* [Written instruction]: Starting at the first line of the listing below, repeat each line exactly until the line containing "var xTicks = [0, 20, 40, 60, 80];", which you include. Leave out pictures.

— Start Given information —

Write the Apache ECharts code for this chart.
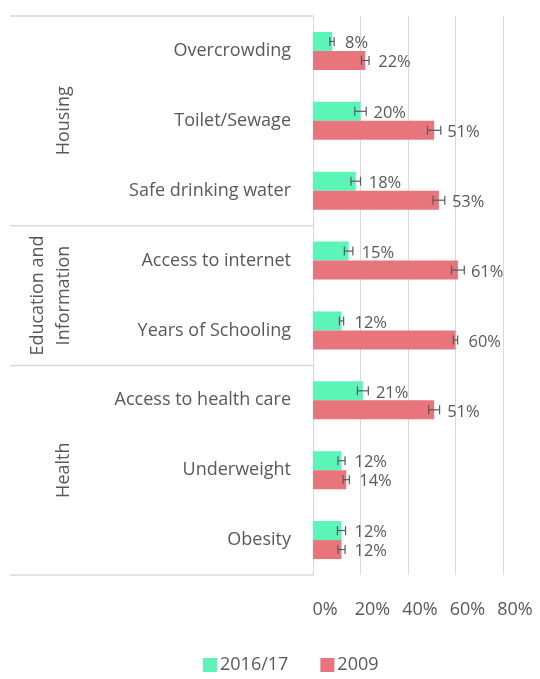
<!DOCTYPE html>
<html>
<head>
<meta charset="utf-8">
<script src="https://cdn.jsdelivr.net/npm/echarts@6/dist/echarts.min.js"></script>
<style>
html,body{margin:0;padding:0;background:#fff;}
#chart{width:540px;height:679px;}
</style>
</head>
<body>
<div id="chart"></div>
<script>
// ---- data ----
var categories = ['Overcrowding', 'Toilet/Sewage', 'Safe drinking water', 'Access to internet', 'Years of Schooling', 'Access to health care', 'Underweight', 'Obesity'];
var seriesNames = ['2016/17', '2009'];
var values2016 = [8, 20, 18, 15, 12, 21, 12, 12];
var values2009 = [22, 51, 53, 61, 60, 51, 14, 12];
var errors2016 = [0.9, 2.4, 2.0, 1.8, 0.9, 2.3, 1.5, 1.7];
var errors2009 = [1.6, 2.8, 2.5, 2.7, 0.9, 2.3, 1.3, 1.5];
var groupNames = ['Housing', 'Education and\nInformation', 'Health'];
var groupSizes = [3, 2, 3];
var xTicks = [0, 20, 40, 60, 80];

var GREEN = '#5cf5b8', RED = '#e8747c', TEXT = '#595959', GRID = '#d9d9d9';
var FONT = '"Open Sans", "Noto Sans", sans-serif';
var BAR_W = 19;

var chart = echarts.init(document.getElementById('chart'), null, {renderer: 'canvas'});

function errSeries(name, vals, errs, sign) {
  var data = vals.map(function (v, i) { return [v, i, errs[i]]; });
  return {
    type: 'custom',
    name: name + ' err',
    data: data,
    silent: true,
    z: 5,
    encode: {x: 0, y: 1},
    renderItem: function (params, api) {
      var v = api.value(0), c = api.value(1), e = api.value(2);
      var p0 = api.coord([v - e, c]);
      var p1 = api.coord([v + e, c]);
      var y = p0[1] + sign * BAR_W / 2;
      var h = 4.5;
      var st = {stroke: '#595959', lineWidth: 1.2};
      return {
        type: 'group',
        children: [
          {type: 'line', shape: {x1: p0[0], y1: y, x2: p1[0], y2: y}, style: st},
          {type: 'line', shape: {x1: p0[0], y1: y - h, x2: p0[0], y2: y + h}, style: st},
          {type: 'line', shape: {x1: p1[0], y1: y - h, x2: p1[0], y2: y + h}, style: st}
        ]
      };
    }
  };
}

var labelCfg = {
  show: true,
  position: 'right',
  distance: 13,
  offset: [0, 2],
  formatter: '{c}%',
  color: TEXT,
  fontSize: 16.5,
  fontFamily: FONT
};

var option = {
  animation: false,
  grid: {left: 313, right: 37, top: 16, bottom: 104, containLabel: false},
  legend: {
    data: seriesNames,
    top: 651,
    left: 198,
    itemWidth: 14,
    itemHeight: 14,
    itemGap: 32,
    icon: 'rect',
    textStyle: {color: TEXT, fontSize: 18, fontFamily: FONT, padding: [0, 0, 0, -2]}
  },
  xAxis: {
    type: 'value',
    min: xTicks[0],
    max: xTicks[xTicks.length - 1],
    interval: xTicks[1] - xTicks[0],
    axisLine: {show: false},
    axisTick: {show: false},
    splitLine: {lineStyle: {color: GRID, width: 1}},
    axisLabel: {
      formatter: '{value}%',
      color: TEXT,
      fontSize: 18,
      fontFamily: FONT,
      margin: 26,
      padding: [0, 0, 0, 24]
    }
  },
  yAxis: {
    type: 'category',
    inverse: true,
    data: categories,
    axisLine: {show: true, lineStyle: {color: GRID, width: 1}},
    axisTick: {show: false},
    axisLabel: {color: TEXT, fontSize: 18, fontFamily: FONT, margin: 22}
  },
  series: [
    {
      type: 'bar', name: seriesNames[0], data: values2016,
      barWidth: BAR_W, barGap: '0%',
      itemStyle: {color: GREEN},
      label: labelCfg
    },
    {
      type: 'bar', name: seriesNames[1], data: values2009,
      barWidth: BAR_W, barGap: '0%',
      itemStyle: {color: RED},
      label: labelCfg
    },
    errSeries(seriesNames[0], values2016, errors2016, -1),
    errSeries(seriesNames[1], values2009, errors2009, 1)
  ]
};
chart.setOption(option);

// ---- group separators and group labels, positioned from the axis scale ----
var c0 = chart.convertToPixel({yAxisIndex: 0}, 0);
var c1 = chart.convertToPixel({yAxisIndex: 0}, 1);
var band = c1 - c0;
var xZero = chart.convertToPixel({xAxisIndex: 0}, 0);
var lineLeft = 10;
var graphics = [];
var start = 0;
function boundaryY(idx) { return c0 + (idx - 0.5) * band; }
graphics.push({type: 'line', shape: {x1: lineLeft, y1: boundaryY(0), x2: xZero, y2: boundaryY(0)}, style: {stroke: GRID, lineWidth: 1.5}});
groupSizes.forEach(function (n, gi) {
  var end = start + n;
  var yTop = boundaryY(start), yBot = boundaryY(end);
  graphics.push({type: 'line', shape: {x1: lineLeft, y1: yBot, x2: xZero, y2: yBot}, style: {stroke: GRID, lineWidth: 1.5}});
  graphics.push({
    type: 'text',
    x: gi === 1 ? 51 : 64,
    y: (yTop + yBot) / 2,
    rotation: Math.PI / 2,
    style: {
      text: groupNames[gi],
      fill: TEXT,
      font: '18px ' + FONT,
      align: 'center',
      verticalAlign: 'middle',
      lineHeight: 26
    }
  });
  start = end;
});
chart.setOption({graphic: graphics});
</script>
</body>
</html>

— End Given information —

* [Correct output]:
Write the Apache ECharts code for this chart.
<!DOCTYPE html>
<html>
<head>
<meta charset="utf-8">
<script src="https://cdn.jsdelivr.net/npm/echarts@6/dist/echarts.min.js"></script>
<style>
html,body{margin:0;padding:0;background:#fff;}
#chart{width:540px;height:679px;}
</style>
</head>
<body>
<div id="chart"></div>
<script>
// ---- data ----
var categories = ['Overcrowding', 'Toilet/Sewage', 'Safe drinking water', 'Access to internet', 'Years of Schooling', 'Access to health care', 'Underweight', 'Obesity'];
var seriesNames = ['2016/17', '2009'];
var values2016 = [8, 20, 18, 15, 12, 21, 12, 12];
var values2009 = [22, 51, 53, 61, 60, 51, 14, 12];
var errors2016 = [0.9, 2.4, 2.0, 1.8, 0.9, 2.3, 1.5, 1.7];
var errors2009 = [1.6, 2.8, 2.5, 2.7, 0.9, 2.3, 1.3, 1.5];
var groupNames = ['Housing', 'Education and\nInformation', 'Health'];
var groupSizes = [3, 2, 3];
var xTicks = [0, 20, 40, 60, 80];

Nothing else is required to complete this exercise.